Extract the whole listing as it stands. Do not include the pictures.

Data:
-- start --

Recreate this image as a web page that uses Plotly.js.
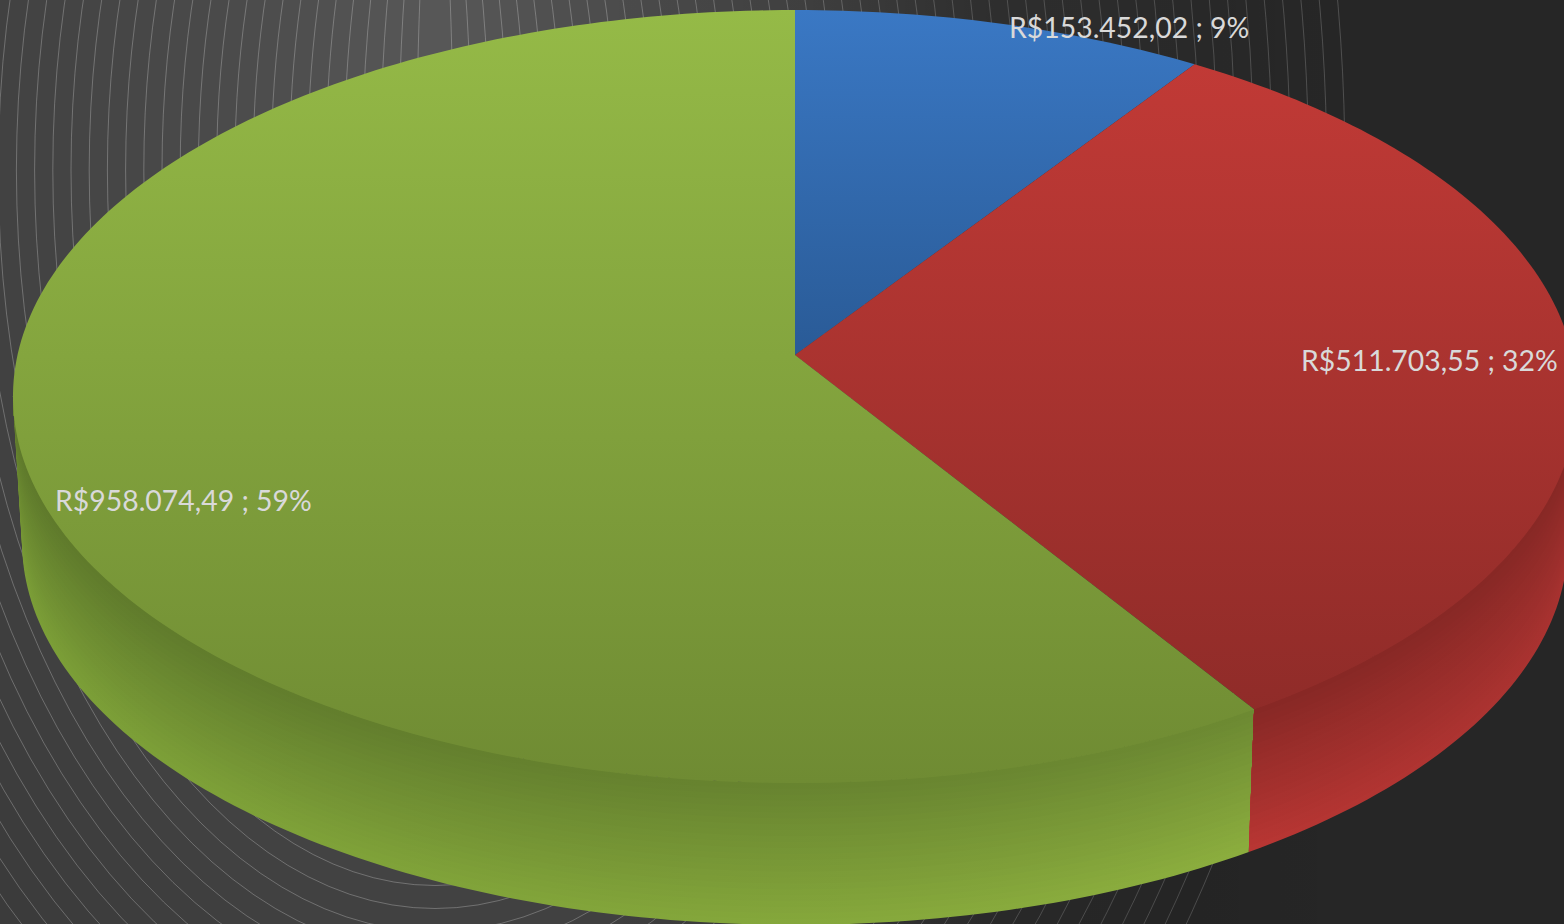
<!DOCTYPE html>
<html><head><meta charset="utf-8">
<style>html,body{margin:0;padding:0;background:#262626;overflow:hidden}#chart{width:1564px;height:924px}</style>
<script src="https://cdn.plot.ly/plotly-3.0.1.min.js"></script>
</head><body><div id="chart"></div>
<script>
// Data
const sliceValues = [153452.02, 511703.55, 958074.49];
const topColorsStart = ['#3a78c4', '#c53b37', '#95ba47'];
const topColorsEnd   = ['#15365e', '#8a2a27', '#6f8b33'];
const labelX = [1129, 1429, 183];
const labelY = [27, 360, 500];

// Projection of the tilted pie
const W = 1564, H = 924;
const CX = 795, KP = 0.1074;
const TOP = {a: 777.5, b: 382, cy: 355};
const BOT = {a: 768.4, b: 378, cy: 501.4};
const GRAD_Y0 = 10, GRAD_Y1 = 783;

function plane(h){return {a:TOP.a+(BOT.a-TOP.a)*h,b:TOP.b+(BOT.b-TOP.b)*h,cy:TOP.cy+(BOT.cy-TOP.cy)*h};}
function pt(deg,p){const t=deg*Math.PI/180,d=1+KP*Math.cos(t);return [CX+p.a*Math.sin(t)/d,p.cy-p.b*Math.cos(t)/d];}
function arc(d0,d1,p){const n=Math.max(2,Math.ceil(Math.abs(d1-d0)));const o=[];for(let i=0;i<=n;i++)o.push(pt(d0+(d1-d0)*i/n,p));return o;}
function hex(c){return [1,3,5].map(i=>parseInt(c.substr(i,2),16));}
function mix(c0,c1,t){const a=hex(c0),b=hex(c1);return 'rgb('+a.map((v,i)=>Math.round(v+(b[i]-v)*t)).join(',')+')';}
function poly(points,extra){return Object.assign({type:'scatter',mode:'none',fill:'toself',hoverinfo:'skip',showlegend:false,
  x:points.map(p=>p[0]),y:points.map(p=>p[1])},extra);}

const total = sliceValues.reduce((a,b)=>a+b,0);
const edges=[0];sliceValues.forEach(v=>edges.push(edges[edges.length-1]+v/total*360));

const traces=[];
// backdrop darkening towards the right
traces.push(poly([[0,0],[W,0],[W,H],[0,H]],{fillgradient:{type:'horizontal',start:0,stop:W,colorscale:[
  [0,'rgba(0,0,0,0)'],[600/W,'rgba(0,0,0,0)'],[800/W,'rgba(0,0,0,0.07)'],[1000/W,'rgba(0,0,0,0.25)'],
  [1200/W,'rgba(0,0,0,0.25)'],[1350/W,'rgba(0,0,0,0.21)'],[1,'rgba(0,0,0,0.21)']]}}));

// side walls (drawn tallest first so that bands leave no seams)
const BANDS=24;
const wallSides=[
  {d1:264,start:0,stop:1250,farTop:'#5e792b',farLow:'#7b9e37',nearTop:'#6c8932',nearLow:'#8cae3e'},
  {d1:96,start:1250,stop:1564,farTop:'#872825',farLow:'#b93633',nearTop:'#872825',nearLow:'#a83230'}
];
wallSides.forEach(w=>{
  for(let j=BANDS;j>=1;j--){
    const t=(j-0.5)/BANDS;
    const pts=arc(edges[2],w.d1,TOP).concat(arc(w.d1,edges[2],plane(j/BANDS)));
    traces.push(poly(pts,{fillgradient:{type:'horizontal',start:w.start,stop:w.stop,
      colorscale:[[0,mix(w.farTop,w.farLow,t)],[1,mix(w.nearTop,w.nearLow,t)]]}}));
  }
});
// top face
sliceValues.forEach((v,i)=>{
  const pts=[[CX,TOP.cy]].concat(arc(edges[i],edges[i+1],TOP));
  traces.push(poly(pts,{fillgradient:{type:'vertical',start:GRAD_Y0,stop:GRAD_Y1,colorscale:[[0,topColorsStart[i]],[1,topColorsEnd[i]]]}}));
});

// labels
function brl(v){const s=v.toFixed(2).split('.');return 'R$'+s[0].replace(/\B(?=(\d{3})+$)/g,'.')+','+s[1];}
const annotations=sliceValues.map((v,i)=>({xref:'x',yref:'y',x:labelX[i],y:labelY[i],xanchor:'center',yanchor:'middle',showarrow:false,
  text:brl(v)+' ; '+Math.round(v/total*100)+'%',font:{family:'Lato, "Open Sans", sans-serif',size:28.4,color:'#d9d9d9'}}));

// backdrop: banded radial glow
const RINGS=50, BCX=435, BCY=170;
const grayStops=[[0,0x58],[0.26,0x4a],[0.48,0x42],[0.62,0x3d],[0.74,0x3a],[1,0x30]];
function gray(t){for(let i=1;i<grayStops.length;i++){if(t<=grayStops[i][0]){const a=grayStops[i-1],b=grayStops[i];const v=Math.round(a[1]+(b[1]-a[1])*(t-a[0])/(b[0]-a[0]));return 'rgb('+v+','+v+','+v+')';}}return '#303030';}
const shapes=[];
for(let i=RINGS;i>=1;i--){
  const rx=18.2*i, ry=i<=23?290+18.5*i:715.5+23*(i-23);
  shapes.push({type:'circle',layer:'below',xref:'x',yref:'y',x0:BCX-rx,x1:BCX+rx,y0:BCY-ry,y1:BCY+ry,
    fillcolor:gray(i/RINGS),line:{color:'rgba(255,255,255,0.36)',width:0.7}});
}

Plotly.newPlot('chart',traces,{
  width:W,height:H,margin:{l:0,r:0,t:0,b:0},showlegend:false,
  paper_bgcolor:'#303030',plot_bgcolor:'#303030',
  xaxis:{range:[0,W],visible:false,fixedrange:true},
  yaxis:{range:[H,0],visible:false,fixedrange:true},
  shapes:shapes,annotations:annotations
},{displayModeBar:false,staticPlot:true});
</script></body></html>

-- end --

Correct response:
Recreate this image as a web page that uses Plotly.js.
<!DOCTYPE html>
<html><head><meta charset="utf-8">
<style>html,body{margin:0;padding:0;background:#262626;overflow:hidden}#chart{width:1564px;height:924px}</style>
<script src="https://cdn.plot.ly/plotly-3.0.1.min.js"></script>
</head><body><div id="chart"></div>
<script>
// Data
const sliceValues = [153452.02, 511703.55, 958074.49];
const topColorsStart = ['#3a78c4', '#c53b37', '#95ba47'];
const topColorsEnd   = ['#15365e', '#8a2a27', '#6f8b33'];
const labelX = [1129, 1429, 183];
const labelY = [27, 360, 500];

// Projection of the tilted pie
const W = 1564, H = 924;
const CX = 795, KP = 0.1074;
const TOP = {a: 777.5, b: 382, cy: 355};
const BOT = {a: 768.4, b: 378, cy: 501.4};
const GRAD_Y0 = 10, GRAD_Y1 = 783;

function plane(h){return {a:TOP.a+(BOT.a-TOP.a)*h,b:TOP.b+(BOT.b-TOP.b)*h,cy:TOP.cy+(BOT.cy-TOP.cy)*h};}
function pt(deg,p){const t=deg*Math.PI/180,d=1+KP*Math.cos(t);return [CX+p.a*Math.sin(t)/d,p.cy-p.b*Math.cos(t)/d];}
function arc(d0,d1,p){const n=Math.max(2,Math.ceil(Math.abs(d1-d0)));const o=[];for(let i=0;i<=n;i++)o.push(pt(d0+(d1-d0)*i/n,p));return o;}
function hex(c){return [1,3,5].map(i=>parseInt(c.substr(i,2),16));}
function mix(c0,c1,t){const a=hex(c0),b=hex(c1);return 'rgb('+a.map((v,i)=>Math.round(v+(b[i]-v)*t)).join(',')+')';}
function poly(points,extra){return Object.assign({type:'scatter',mode:'none',fill:'toself',hoverinfo:'skip',showlegend:false,
  x:points.map(p=>p[0]),y:points.map(p=>p[1])},extra);}

const total = sliceValues.reduce((a,b)=>a+b,0);
const edges=[0];sliceValues.forEach(v=>edges.push(edges[edges.length-1]+v/total*360));

const traces=[];
// backdrop darkening towards the right
traces.push(poly([[0,0],[W,0],[W,H],[0,H]],{fillgradient:{type:'horizontal',start:0,stop:W,colorscale:[
  [0,'rgba(0,0,0,0)'],[600/W,'rgba(0,0,0,0)'],[800/W,'rgba(0,0,0,0.07)'],[1000/W,'rgba(0,0,0,0.25)'],
  [1200/W,'rgba(0,0,0,0.25)'],[1350/W,'rgba(0,0,0,0.21)'],[1,'rgba(0,0,0,0.21)']]}}));

// side walls (drawn tallest first so that bands leave no seams)
const BANDS=24;
const wallSides=[
  {d1:264,start:0,stop:1250,farTop:'#5e792b',farLow:'#7b9e37',nearTop:'#6c8932',nearLow:'#8cae3e'},
  {d1:96,start:1250,stop:1564,farTop:'#872825',farLow:'#b93633',nearTop:'#872825',nearLow:'#a83230'}
];
wallSides.forEach(w=>{
  for(let j=BANDS;j>=1;j--){
    const t=(j-0.5)/BANDS;
    const pts=arc(edges[2],w.d1,TOP).concat(arc(w.d1,edges[2],plane(j/BANDS)));
    traces.push(poly(pts,{fillgradient:{type:'horizontal',start:w.start,stop:w.stop,
      colorscale:[[0,mix(w.farTop,w.farLow,t)],[1,mix(w.nearTop,w.nearLow,t)]]}}));
  }
});
// top face
sliceValues.forEach((v,i)=>{
  const pts=[[CX,TOP.cy]].concat(arc(edges[i],edges[i+1],TOP));
  traces.push(poly(pts,{fillgradient:{type:'vertical',start:GRAD_Y0,stop:GRAD_Y1,colorscale:[[0,topColorsStart[i]],[1,topColorsEnd[i]]]}}));
});

// labels
function brl(v){const s=v.toFixed(2).split('.');return 'R$'+s[0].replace(/\B(?=(\d{3})+$)/g,'.')+','+s[1];}
const annotations=sliceValues.map((v,i)=>({xref:'x',yref:'y',x:labelX[i],y:labelY[i],xanchor:'center',yanchor:'middle',showarrow:false,
  text:brl(v)+' ; '+Math.round(v/total*100)+'%',font:{family:'Lato, "Open Sans", sans-serif',size:28.4,color:'#d9d9d9'}}));

// backdrop: banded radial glow
const RINGS=50, BCX=435, BCY=170;
const grayStops=[[0,0x58],[0.26,0x4a],[0.48,0x42],[0.62,0x3d],[0.74,0x3a],[1,0x30]];
function gray(t){for(let i=1;i<grayStops.length;i++){if(t<=grayStops[i][0]){const a=grayStops[i-1],b=grayStops[i];const v=Math.round(a[1]+(b[1]-a[1])*(t-a[0])/(b[0]-a[0]));return 'rgb('+v+','+v+','+v+')';}}return '#303030';}
const shapes=[];
for(let i=RINGS;i>=1;i--){
  const rx=18.2*i, ry=i<=23?290+18.5*i:715.5+23*(i-23);
  shapes.push({type:'circle',layer:'below',xref:'x',yref:'y',x0:BCX-rx,x1:BCX+rx,y0:BCY-ry,y1:BCY+ry,
    fillcolor:gray(i/RINGS),line:{color:'rgba(255,255,255,0.36)',width:0.7}});
}

Plotly.newPlot('chart',traces,{
  width:W,height:H,margin:{l:0,r:0,t:0,b:0},showlegend:false,
  paper_bgcolor:'#303030',plot_bgcolor:'#303030',
  xaxis:{range:[0,W],visible:false,fixedrange:true},
  yaxis:{range:[H,0],visible:false,fixedrange:true},
  shapes:shapes,annotations:annotations
},{displayModeBar:false,staticPlot:true});
</script></body></html>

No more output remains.